Co-organiser Emily Eavis blamed the increase on the ‘enormous rises in the costs of running this vast show’ and the continuing fallout from the pandemic

The cost of Glastonbury tickets has risen from £265 plus a £5 booking fee in 2019 – the last time tickets went on sale – to £335 plus £5 booking fee for the 2023 edition of the festival.

Anyone who put down their £50 deposit in 2019 for the 2020 festival ultimately paid £280 plus £5 booking fee to attend the 2022 festival, an increase that reflected rising costs in the interim.

As fans expressed their dismay at the 19% year-on-year rise in the ticket price, co-organiser Emily Eavis responded on Twitter.

“We have tried very hard to minimise the increase in price on the ticket but we’re facing enormous rises in the costs of running this vast show, whilst still recovering from the huge financial impact of two years without a festival because of Covid.

“The £50 deposit on ticket sales day in November will be the same as ever, with the balance not due until April.”

She said that the usual opportunities would be available for “thousands of people” to volunteer or work as part of the crew.
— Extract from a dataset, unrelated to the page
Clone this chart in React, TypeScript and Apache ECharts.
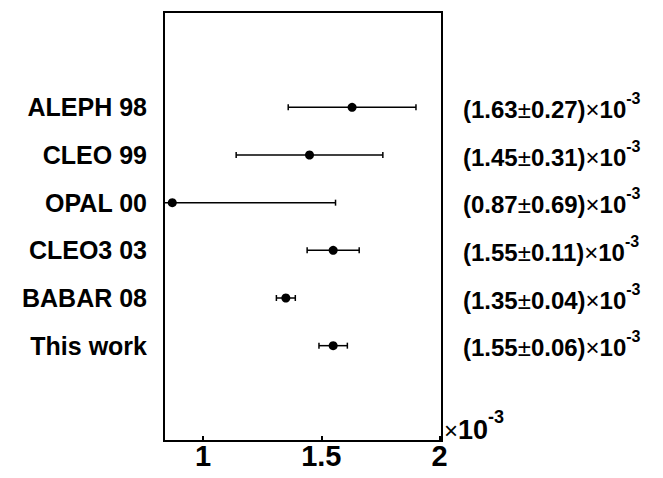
import React, { useEffect, useRef } from "react";
import * as echarts from "echarts";

const experiments = ["ALEPH 98", "CLEO 99", "OPAL 00", "CLEO3 03", "BABAR 08", "This work"];
const centralValues = [1.63, 1.45, 0.87, 1.55, 1.35, 1.55];
const errors = [0.27, 0.31, 0.69, 0.11, 0.04, 0.06];
const rowPositions = [1, 2, 3, 4, 5, 6];
const xTickValues = [1, 1.5, 2];
const xTickLabels = ["1", "1.5", "2"];

const FONT = "'Liberation Sans', Arial, Helvetica, sans-serif";

export default function App() {
  const ref = useRef<HTMLDivElement>(null);
  useEffect(() => {
    document.body.style.margin = "0";
    const chart = echarts.init(ref.current!, undefined, { renderer: "svg" });
    const barData = centralValues.map((v, i) => [v - errors[i], v + errors[i], rowPositions[i]]);
    const pointData = centralValues.map((v, i) => [v, rowPositions[i]]);
    chart.setOption({
      animation: false,
      backgroundColor: "#fff",
      grid: {
        left: 164,
        right: 221,
        top: 12,
        bottom: 37,
        show: true,
        borderColor: "#000",
        borderWidth: 2,
        backgroundColor: "transparent",
      },
      xAxis: {
        type: "value",
        min: 0.835,
        max: 2.01,
        axisLine: { show: true, onZero: false, lineStyle: { color: "#000", width: 2 } },
        axisTick: {
          show: true,
          inside: true,
          length: 5,
          customValues: xTickValues,
          lineStyle: { color: "#000", width: 2 },
        },
        axisLabel: {
          customValues: xTickValues,
          formatter: (v: number) => xTickLabels[xTickValues.indexOf(v)] ?? "",
          fontFamily: FONT,
          fontWeight: "bold",
          fontSize: 29,
          color: "#000",
          margin: 0,
        },
        splitLine: { show: false },
      },
      yAxis: [
        {
          type: "value",
          min: -1,
          max: 8,
          inverse: true,
          position: "left",
          axisLine: { show: false, onZero: false },
          axisTick: { show: false },
          splitLine: { show: false },
          axisLabel: {
            customValues: rowPositions,
            formatter: (v: number) => experiments[rowPositions.indexOf(v)] ?? "",
            fontFamily: FONT,
            fontWeight: "bold",
            fontSize: 25,
            color: "#000",
            margin: 17,
            padding: [6, 0, 0, 0],
          },
        },
        {
          type: "value",
          min: -1,
          max: 8,
          inverse: true,
          position: "right",
          axisLine: { show: false, onZero: false },
          axisTick: { show: false },
          splitLine: { show: false },
          axisLabel: {
            customValues: rowPositions,
            formatter: (v: number) => {
              const i = rowPositions.indexOf(v);
              if (i < 0) return "";
              return `{n|(${centralValues[i].toFixed(2)}}{s|±}{n|${errors[i].toFixed(2)})}{s|×}{n|10}{sup|-3}`;
            },
            margin: 21,
            padding: [4, 0, 0, 0],
            rich: {
              n: { fontFamily: FONT, fontWeight: "bold", fontSize: 24, color: "#000", lineHeight: 38 },
              s: { fontFamily: FONT, fontWeight: "normal", fontSize: 24, color: "#000", lineHeight: 38 },
              sup: { fontFamily: FONT, fontWeight: "bold", fontSize: 16, color: "#000", lineHeight: 17, verticalAlign: "top" },
            },
          },
        },
      ],
      graphic: [
        {
          type: "text",
          left: 444,
          top: 408,
          style: {
            text: "{s|×}{n|10}{sup|-3}",
            rich: {
              s: { fontFamily: FONT, fontWeight: "normal", fontSize: 24, fill: "#000", lineHeight: 44 },
              n: { fontFamily: FONT, fontWeight: "bold", fontSize: 27, fill: "#000", lineHeight: 44 },
              sup: { fontFamily: FONT, fontWeight: "bold", fontSize: 18, fill: "#000", lineHeight: 18, verticalAlign: "top" },
            },
          },
        },
      ],
      series: [
        {
          type: "custom",
          clip: true,
          data: barData,
          renderItem: (params: any, api: any) => {
            const y = api.value(2);
            const p1 = api.coord([api.value(0), y]);
            const p2 = api.coord([api.value(1), y]);
            const h = 3;
            const st = { stroke: "#000", lineWidth: 1.5 };
            return {
              type: "group",
              children: [
                { type: "line", shape: { x1: p1[0], y1: p1[1], x2: p2[0], y2: p2[1] }, style: st },
                { type: "line", shape: { x1: p1[0], y1: p1[1] - h, x2: p1[0], y2: p1[1] + h }, style: st },
                { type: "line", shape: { x1: p2[0], y1: p2[1] - h, x2: p2[0], y2: p2[1] + h }, style: st },
              ],
            };
          },
          z: 2,
        },
        {
          type: "scatter",
          data: pointData,
          symbol: "circle",
          symbolSize: 9,
          itemStyle: { color: "#000", opacity: 1 },
          z: 3,
        },
      ],
    });
    return () => chart.dispose();
  }, []);
  return <div ref={ref} style={{ width: 663, height: 478 }} />;
}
“In these incredibly challenging times, we want to continue to bring you the best show in the world and provide our charities with funds which are more vital than ever. We are, as always, hugely appreciative of your ongoing support.”

Comparable festivals have not been subject to such drastic ticket price rises. A 2023 ticket for the Reading and Leeds festivals is marginally cheaper than in 2022; tickets for Green Man in Wales have risen from £210 for 2022 to £235 for 2023; End of the Road has risen from £190 to £235.

Emily Eavis introducing Greta Thunberg on stage at Glastonbury 2022.
Emily Eavis introducing Greta Thunberg on stage at Glastonbury 2022. Photograph: Guy Bell/Rex/Shutterstock

The Glastonbury price jump may appear starker because no event was held in 2021, when some of its competitors returned, and most of the ticket sales for the cancelled 2020 event were carried over for its return this year, meaning the rise in costs has been less incremental.

Nonetheless, every British festival is dealing with rising inflation: in 2020, the average UK rate was about 1%, and many festivals honoured their 2020 ticket sale prices for their returns in 2021 or 2022; this year it has risen in excess of 9%.

Events are also dealing with supply chain pressures, a dearth of technical and security staff – many of whom retrained in other industries when the 2020 lockdowns rendered their jobs obsolete for a period – and British touring infrastructure companies rebasing themselves in Europe to accommodate new Brexit rules around equipment transportation.

In addition, there has been a striking rise in even well-known musicians cancelling shows and admitting that touring has become unaffordable, as well as the cost of living crisis shaking audience demand in the sector as ticket purchases become luxury items.

The UK music industry also remains one-third smaller than it was prior to the pandemic. Last month, UK Music, the body representing artists, labels and the live industry, called for a package of support including tax relief, a VAT cut for struggling venues and a streamlining of restrictions affecting workers and touring between Europe and the UK.

Glastonbury coach tickets go on sale on 3 November, with standard tickets to follow on 6 November. Prospective purchasers must register in advance, part of Glastonbury’s effort to stop tickets ending up in the hands of touts.

Next year’s festival will run from 21 to 25 June. No headliners have been announced, but Glastonbury founder Michael Eavis has previously said that the top-billing acts for 2023 and 2024 are already in place.

• This story was amended on 18 October 2022 to clarify the ticket price for Glastonbury 2022.